- What to do
Quote from the first line below through the line that contains "y_minor_values = [2, 6, 10, 14, 18, 22, 26, 30]", both included, and leave the pictures out.

+++

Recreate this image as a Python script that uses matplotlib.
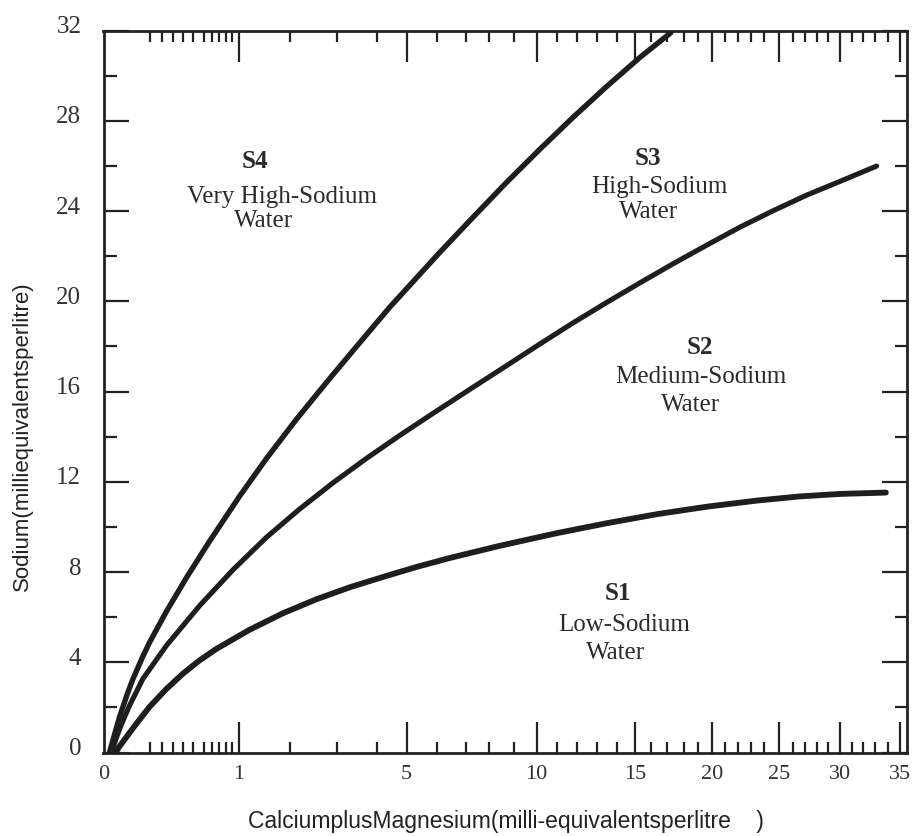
import numpy as np
import matplotlib
matplotlib.use("Agg")
import matplotlib.pyplot as plt
from matplotlib.transforms import ScaledTranslation

# ---------------- data ----------------
x_tick_values = [0, 1, 5, 10, 15, 20, 25, 30, 35]
x_tick_labels = ["0", "1", "5", "10", "15", "20", "25", "30", "35"]
x_minor_values = [0.34, 0.43, 0.51, 0.59, 0.66, 0.74, 0.80, 0.85, 0.90, 0.95,
                  2, 3, 4, 6, 7, 8, 9, 11, 12, 13, 14, 16, 17, 18, 19,
                  21, 22, 23, 24, 26, 27, 28, 29, 31, 32, 33, 34]
y_tick_values = [0, 4, 8, 12, 16, 20, 24, 28, 32]
y_tick_labels = ["0", "4", "8", "12", "16", "20", "24", "28", "32"]
y_minor_values = [2, 6, 10, 14, 18, 22, 26, 30]

# S3 / S4 boundary
top_x = [0.044, 0.069, 0.118, 0.177, 0.216, 0.288, 0.339, 0.463, 0.610, 0.782,
         1.010, 1.539, 2.141, 2.842, 3.494, 4.433, 6.102, 7.296, 8.702, 10.146,
         11.79, 13.46, 15.29, 17.235]
top_y = [0.0, 0.53, 1.57, 2.62, 3.24, 4.23, 4.87, 6.24, 7.73, 9.36,
         11.36, 13.02, 14.76, 16.57, 18.00, 19.73, 22.16, 23.72, 25.26, 26.73,
         28.15, 29.51, 30.80, 31.90]
# S2 / S3 boundary
mid_x = [0.059, 0.094, 0.133, 0.192, 0.290, 0.463, 0.708, 0.954, 1.539, 2.211,
         2.912, 3.739, 4.767, 5.877, 7.152, 8.702, 10.146, 11.79, 13.46, 15.29,
         17.37, 19.586, 22.127, 24.6, 27.145, 30.0, 33.134]
mid_y = [0.0, 0.64, 1.26, 2.08, 3.26, 4.73, 6.50, 8.09, 9.53, 10.79,
         11.95, 13.03, 14.05, 15.03, 16.09, 17.14, 18.10, 19.04, 19.94, 20.81,
         21.66, 22.48, 23.28, 24.01, 24.70, 25.31, 25.99]
# S1 / S2 boundary
low_x = [0.089, 0.118, 0.229, 0.339, 0.463, 0.585, 0.708, 0.832, 1.208, 1.867,
         2.562, 3.316, 4.21, 5.32, 6.44, 8.429, 11.025, 13.525, 16.44, 19.679,
         23.5, 26.58, 30.0, 33.866]
low_y = [0.0, 0.27, 1.17, 2.02, 2.81, 3.49, 4.08, 4.59, 5.44, 6.17,
         6.79, 7.32, 7.78, 8.22, 8.62, 9.16, 9.73, 10.17, 10.57, 10.90,
         11.17, 11.35, 11.46, 11.52]

# --------------- irregular (hand-ruled) x scale ---------------
scale_vals = np.arange(0, 36, dtype=float)
scale_pos = np.array([104, 239.5, 290, 337.5, 377, 407, 437, 466.5, 489.5, 514,
                      537, 557.5, 577.5, 597.5, 617.5, 635.5, 651, 667, 684, 698.5,
                      712.5, 725, 738.3, 751.7, 764.3, 779.3, 793, 805, 816.7, 828.3,
                      840, 851.7, 863.3, 875, 887.7, 900.5])
_s0 = (scale_pos[1] - scale_pos[0]) / (scale_vals[1] - scale_vals[0])
_s1 = (scale_pos[-1] - scale_pos[-2]) / (scale_vals[-1] - scale_vals[-2])


def fwd(x):
    x = np.asarray(x, dtype=float)
    y = np.interp(x, scale_vals, scale_pos)
    y = np.where(x < scale_vals[0], scale_pos[0] + (x - scale_vals[0]) * _s0, y)
    y = np.where(x > scale_vals[-1], scale_pos[-1] + (x - scale_vals[-1]) * _s1, y)
    return y


def inv(p):
    p = np.asarray(p, dtype=float)
    x = np.interp(p, scale_pos, scale_vals)
    x = np.where(p < scale_pos[0], scale_vals[0] + (p - scale_pos[0]) / _s0, x)
    x = np.where(p > scale_pos[-1], scale_vals[-1] + (p - scale_pos[-1]) / _s1, x)
    return x


# ---------------- figure ----------------
W, H = 917, 837
fig = plt.figure(figsize=(W / 100, H / 100), dpi=100)
ax = fig.add_axes([103.5 / W, 1 - 753.5 / H, 803 / W, 722 / H])
ax.set_xscale("function", functions=(fwd, inv))
ax.set_xlim(0, 35.48)
ax.set_ylim(0, 32)

line_col = "#1e1e1e"
for xs, ys, lw in ((top_x, top_y, 3.9), (mid_x, mid_y, 3.7), (low_x, low_y, 4.2)):
    ax.plot(xs, ys, color=line_col, lw=lw, solid_capstyle="round",
            solid_joinstyle="round", zorder=3)

for s in ax.spines.values():
    s.set_linewidth(2.0)
    s.set_color("#222222")

ax.set_xticks(x_tick_values)
ax.set_xticklabels(x_tick_labels)
ax.set_xticks(x_minor_values, minor=True)
ax.set_yticks(y_tick_values)
ax.set_yticklabels(y_tick_labels)
ax.set_yticks(y_minor_values, minor=True)

tick_col = "#222222"
ax.tick_params(axis="x", which="major", direction="in", length=22, width=1.6,
               top=True, bottom=True, color=tick_col, pad=8, labelsize=16,
               labelcolor="#333333")
ax.tick_params(axis="x", which="minor", direction="in", length=8, width=1.6,
               top=True, bottom=True, color=tick_col)
ax.tick_params(axis="y", which="major", direction="in", length=18, width=1.6,
               left=True, right=True, color=tick_col, pad=16, labelsize=18,
               labelcolor="#333333")
ax.tick_params(axis="y", which="minor", direction="in", length=9, width=1.6,
               left=True, right=True, color=tick_col)

# the 0 tick coincides with the frame: hide its tick marks
t0 = ax.xaxis.get_major_ticks()[0]
t0.tick1line.set_visible(False)
t0.tick2line.set_visible(False)

for lab in ax.get_xticklabels() + ax.get_yticklabels():
    lab.set_fontfamily("Liberation Serif")

offset = ScaledTranslation(0, 5 / 72, fig.dpi_scale_trans)
for lab in ax.get_yticklabels():
    lab.set_transform(lab.get_transform() + offset)

# axis titles
fig.text(22 / W, 1 - 436 / H, "Sodium(milliequivalentsperlitre)", rotation=90,
         ha="center", va="center", fontsize=16, family="Liberation Sans",
         color="#222222")
fig.text(506 / W, 1 - 822 / H, "CalciumplusMagnesium(milli-equivalentsperlitre    )",
         ha="center", va="center", fontsize=16.5, family="Liberation Sans",
         color="#222222")

# region labels
region_labels = [
    ("S4", 0.1887, 0.8105, True),
    ("Very High-Sodium", 0.2229, 0.7620, False),
    ("Water", 0.1993, 0.7296, False),
    ("S3", 0.6781, 0.8151, True),
    ("High-Sodium", 0.6918, 0.7767, False),
    ("Water", 0.6793, 0.7413, False),
    ("S2", 0.7429, 0.5533, True),
    ("Medium-Sodium", 0.7441, 0.5127, False),
    ("Water", 0.7316, 0.4748, False),
    ("S1", 0.6401, 0.2130, True),
    ("Low-Sodium", 0.6482, 0.1693, False),
    ("Water", 0.6382, 0.1313, False),
]
for txt, fx, fy, bold in region_labels:
    ax.text(fx, fy, txt, transform=ax.transAxes, ha="center", va="baseline",
            fontsize=18 if bold else 18, family="Liberation Serif",
            fontweight="bold" if bold else "normal", color="#2a2a2a")

fig.savefig("out.png", dpi=100, facecolor="white")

+++

- Complete response
Recreate this image as a Python script that uses matplotlib.
import numpy as np
import matplotlib
matplotlib.use("Agg")
import matplotlib.pyplot as plt
from matplotlib.transforms import ScaledTranslation

# ---------------- data ----------------
x_tick_values = [0, 1, 5, 10, 15, 20, 25, 30, 35]
x_tick_labels = ["0", "1", "5", "10", "15", "20", "25", "30", "35"]
x_minor_values = [0.34, 0.43, 0.51, 0.59, 0.66, 0.74, 0.80, 0.85, 0.90, 0.95,
                  2, 3, 4, 6, 7, 8, 9, 11, 12, 13, 14, 16, 17, 18, 19,
                  21, 22, 23, 24, 26, 27, 28, 29, 31, 32, 33, 34]
y_tick_values = [0, 4, 8, 12, 16, 20, 24, 28, 32]
y_tick_labels = ["0", "4", "8", "12", "16", "20", "24", "28", "32"]
y_minor_values = [2, 6, 10, 14, 18, 22, 26, 30]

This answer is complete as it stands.